Parmi les maires qui se sont prononcés pour l’accueil des Afghanes et des Afghans, certains sont parfois critiqués et ont des rapports conflictuels avec des associations de terrain, qui leur reprochent un manque de solidarité. Au-delà des prises de parole symboliques, comment éviter le grand écart entre le discours et les actes ?

D’abord en montrant, chacun sur son territoire, que l’accueil est possible quand on s’en donne sérieusement les moyens. Dans nos villes, ce ne sont pas des discours, mais des actes et des budgets. Le chiffre de 500 places d’hébergement que nous allons ouvrir pendant notre mandat ne sort pas du chapeau. Il est crédible et atteignable car cela a été expertisé, réfléchi par des collectifs et des élus. Je ne prétends pas que cette seule mesure règle toutes les questions, mais cela permet de montrer qu’on est proactif, quand bien même, je le répète, ce ne sont pas nos compétences qui sont en jeu mais celles de l’État.

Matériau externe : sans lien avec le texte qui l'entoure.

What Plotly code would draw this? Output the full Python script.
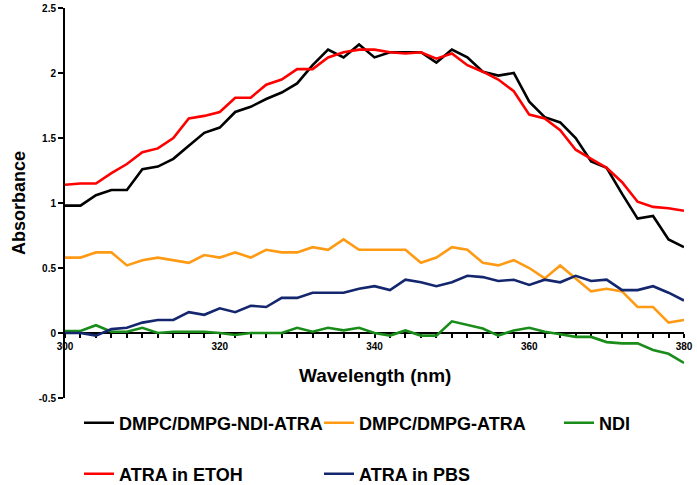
import plotly.graph_objects as go

wavelength = [300, 302, 304, 306, 308, 310, 312, 314, 316, 318, 320, 322, 324, 326,
              328, 330, 332, 334, 336, 338, 340, 342, 344, 346, 348, 350, 352, 354,
              356, 358, 360, 362, 364, 366, 368, 370, 372, 374, 376, 378, 380]

ndi_atra = [0.98, 0.98, 1.06, 1.10, 1.10, 1.26, 1.28, 1.34, 1.44, 1.54, 1.58, 1.70, 1.74, 1.80,
            1.85, 1.92, 2.06, 2.18, 2.12, 2.22, 2.12, 2.16, 2.16, 2.16, 2.08, 2.18, 2.12,
            2.01, 1.98, 2.00, 1.78, 1.66, 1.62, 1.50, 1.32, 1.27, 1.07, 0.88, 0.90, 0.72, 0.66]

dmpc_atra = [0.58, 0.58, 0.62, 0.62, 0.52, 0.56, 0.58, 0.56, 0.54, 0.60, 0.58, 0.62, 0.58, 0.64,
             0.62, 0.62, 0.66, 0.64, 0.72, 0.64, 0.64, 0.64, 0.64, 0.54, 0.58, 0.66, 0.64,
             0.54, 0.52, 0.56, 0.50, 0.42, 0.52, 0.42, 0.32, 0.34, 0.32, 0.20, 0.20, 0.08, 0.10]

ndi = [0.015, 0.015, 0.06, 0.01, 0.01, 0.04, 0.00, 0.01, 0.01, 0.01, 0.00, -0.015, 0.00, 0.00,
       0.00, 0.04, 0.01, 0.04, 0.02, 0.04, 0.00, -0.02, 0.02, -0.02, -0.02, 0.09, 0.065,
       0.035, -0.02, 0.02, 0.04, 0.01, -0.01, -0.03, -0.03, -0.07, -0.08, -0.08, -0.13, -0.16, -0.23]

atra_etoh = [1.14, 1.15, 1.15, 1.23, 1.30, 1.39, 1.42, 1.50, 1.65, 1.67, 1.70, 1.81, 1.81, 1.91,
             1.95, 2.03, 2.03, 2.12, 2.16, 2.18, 2.18, 2.16, 2.15, 2.16, 2.11, 2.15, 2.06,
             2.01, 1.95, 1.86, 1.68, 1.65, 1.56, 1.41, 1.34, 1.27, 1.16, 1.01, 0.97, 0.96, 0.94]

atra_pbs = [0.00, 0.00, -0.02, 0.03, 0.04, 0.08, 0.10, 0.10, 0.16, 0.14, 0.19, 0.16, 0.21, 0.20,
            0.27, 0.27, 0.31, 0.31, 0.31, 0.34, 0.36, 0.33, 0.41, 0.39, 0.36, 0.39, 0.44,
            0.43, 0.40, 0.41, 0.37, 0.41, 0.39, 0.44, 0.40, 0.41, 0.33, 0.33, 0.36, 0.31, 0.25]

series_names = ["DMPC/DMPG-NDI-ATRA", "DMPC/DMPG-ATRA", "NDI", "ATRA in ETOH", "ATRA in PBS"]
y_tick_vals = [-0.5, 0, 0.5, 1, 1.5, 2, 2.5]
y_tick_text = ["-0.5", "0", "0.5", "1", "1.5", "2", "2.5"]
x_tick_vals = [300, 320, 340, 360, 380]

FONT = "Arial, 'Liberation Sans', sans-serif"

series = [
    (ndi_atra, "#000000", "legend", None),
    (dmpc_atra, "#FF9A14", "legend", None),
    (ndi, "#1A8C1A", "legend", 50),
    (atra_etoh, "#FF0000", "legend2", None),
    (atra_pbs, "#14266E", "legend2", None),
]

fig = go.Figure()
for (vals, color, lg, lw), name in zip(series, series_names):
    tr = go.Scatter(x=wavelength, y=vals, name=name, mode="lines",
                    line=dict(color=color, width=2.6), legend=lg)
    if lw is not None:
        tr.legendwidth = lw
    fig.add_trace(tr)

legend_common = dict(orientation="h", xanchor="left", yanchor="middle",
                     entrywidth=195, entrywidthmode="pixels", itemwidth=30,
                     font=dict(family=FONT, size=18, color="black", weight="bold"),
                     bgcolor="rgba(0,0,0,0)", borderwidth=0, tracegroupgap=0)

fig.update_layout(
    width=697, height=485,
    margin=dict(l=65, r=13, t=8, b=87, autoexpand=False),
    plot_bgcolor="white", paper_bgcolor="white",
    showlegend=True,
    legend=dict(x=(79 - 65) / 619, y=-25 / 390, **legend_common),
    legend2=dict(x=(79 - 65) / 619, y=-76 / 390, **legend_common),
    xaxis=dict(range=[300, 380], anchor="free", position=1 / 6, automargin=False,
               showline=True, linecolor="black", linewidth=2,
               tickvals=x_tick_vals, ticks="outside", ticklen=4, tickwidth=1.5,
               tickcolor="black",
               minor=dict(dtick=2, ticks="outside", ticklen=4, tickwidth=1.5,
                          tickcolor="black", showgrid=False),
               showgrid=False, zeroline=False, layer="below traces",
               tickfont=dict(family=FONT, size=10, color="black", weight="bold")),
    yaxis=dict(range=[-0.5, 2.5], showline=True, linecolor="black", linewidth=2,
               automargin=False,
               tickvals=y_tick_vals, ticktext=y_tick_text,
               ticks="outside", ticklen=5, tickwidth=1.5, tickcolor="black",
               showgrid=False, zeroline=False,
               tickfont=dict(family=FONT, size=10, color="black", weight="bold")),
    annotations=[
        dict(text="Absorbance", xref="paper", yref="paper", x=(19 - 65) / 619, y=0.5,
             textangle=-90, showarrow=False, xanchor="center", yanchor="middle",
             font=dict(family=FONT, size=18, color="black", weight="bold")),
        dict(text="Wavelength (nm)", xref="paper", yref="paper", x=0.5, y=-(375 - 398) / 390,
             showarrow=False, xanchor="center", yanchor="middle",
             font=dict(family=FONT, size=19, color="black", weight="bold")),
    ],
)

fig.write_html("out.html",
               config={"displayModeBar": False},
               post_script="document.body.style.margin='0';document.body.style.overflow='hidden';")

Après, les associations pourront toujours dire qu’il reste des personnes à la rue, parce que c’est leur rôle et surtout parce que c’est vrai. Mais les communes seules n’ont pas des marges de manœuvre infinies. Une démarche humaniste et hospitalière ne peut aboutir que si elle est collective, c’est-à-dire avec un engagement de l’État, mais aussi avec des collectivités qui prennent leur part et ne se défaussent pas systématiquement sur d’autres échelons d’action publique.

Au-delà de Macron, c’est l’Union européenne tout entière qui se montre paralysée face à l’accueil à organiser (lire notre article). Quel est votre regard sur cette situation ?

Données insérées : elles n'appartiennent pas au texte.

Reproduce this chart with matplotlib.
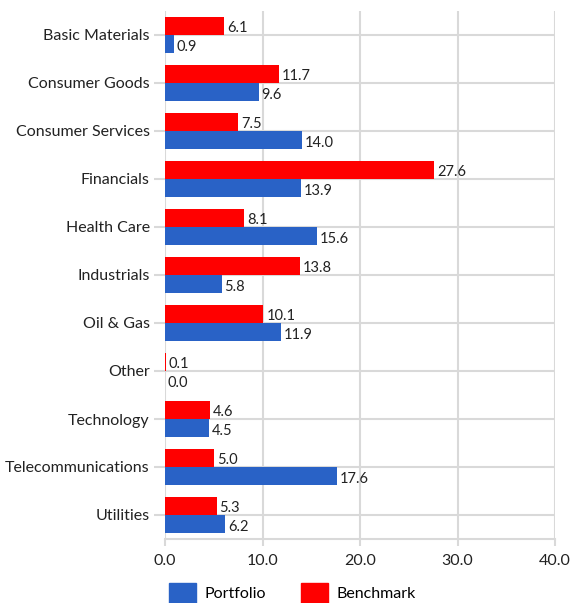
import matplotlib
matplotlib.use("Agg")
import matplotlib.pyplot as plt
import numpy as np
from matplotlib.patches import Patch

categories = ["Basic Materials", "Consumer Goods", "Consumer Services", "Financials",
              "Health Care", "Industrials", "Oil & Gas", "Other", "Technology",
              "Telecommunications", "Utilities"]
benchmark = [6.1, 11.7, 7.5, 27.6, 8.1, 13.8, 10.1, 0.1, 4.6, 5.0, 5.3]
portfolio = [0.9, 9.6, 14.0, 13.9, 15.6, 5.8, 11.9, 0.0, 4.5, 17.6, 6.2]
xticks = [0, 10, 20, 30, 40]

plt.rcParams['font.family'] = ['Lato', 'DejaVu Sans']

fig = plt.figure(figsize=(5.73, 6.03), dpi=100)
ax = fig.add_axes([165/573, 1-539/603, 390/573, 528/603])

y = np.arange(len(categories))
h = 0.38
blue = "#2962C6"
red = "#FF0000"
ax.barh(y - h/2, benchmark, height=h, color=red, zorder=3)
ax.barh(y + h/2, portfolio, height=h, color=blue, zorder=3)

for yi, v in zip(y, benchmark):
    ax.text(v + 0.3, yi - h/2 + 0.05, f"{v:.1f}", va="center", ha="left", fontsize=10.5, color="#222222", zorder=4)
for yi, v in zip(y, portfolio):
    ax.text(v + 0.3, yi + h/2 + 0.05, f"{v:.1f}", va="center", ha="left", fontsize=10.5, color="#222222", zorder=4)

ax.set_ylim(len(categories) - 0.5, -0.5)
ax.set_xlim(0, 40)
ax.set_yticks(y)
ax.set_yticklabels(categories, fontsize=11.5, color="#222222")
ax.set_xticks(xticks)
ax.set_xticklabels([f"{t:.1f}" for t in xticks], fontsize=11.5, color="#222222")
ax.tick_params(axis='y', length=8, color="#d9d9d9", width=1.5, pad=3)
ax.tick_params(axis='x', length=5, color="#d9d9d9", width=1.5, pad=6)
ax.grid(True, axis='both', color="#d9d9d9", linewidth=1.5, zorder=0)
for s in ["top", "right", "left"]:
    ax.spines[s].set_visible(False)
ax.spines["bottom"].set_color("#d9d9d9")
ax.spines["bottom"].set_linewidth(1.5)

handles = [Patch(color=blue, label="Portfolio"), Patch(color=red, label="Benchmark")]
fig.legend(handles=handles, loc="center", bbox_to_anchor=(0.51, 1-593/603), ncol=2,
           frameon=False, fontsize=11.5, handlelength=1.7, handleheight=1.5,
           columnspacing=2.2, handletextpad=0.5, borderpad=0)

fig.savefig("out.png", dpi=100)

Je suis maire d’une ville qui abrite la Cour européenne des droits de l’homme. Or, dans les assemblées dans lesquelles je siège, je suis effarée de la contradiction entre les déclarations grandiloquentes sur « Strasbourg la capitale des droits de l’homme », et dans l’instant suivant les cris d’orfraie dès qu’on évoque un soutien financier à des associations qui viennent au secours des personnes persécutées.

Au niveau des États membres, c’est le même problème. Les valeurs affichées par l’UE sont contredites par les discours de fermeture et l’absence de coordination pour assurer un accueil digne. Une Europe réduite à l’organisation de ses rapports économiques ne fait pas honneur aux inspirations démocratiques qu’elle revendique. À cet égard, il ne faut pas se laisser paralyser par certains pays qui refusent l’accueil, mais agir, dans un périmètre le plus large possible, avec ceux qui prennent au sérieux ces valeurs.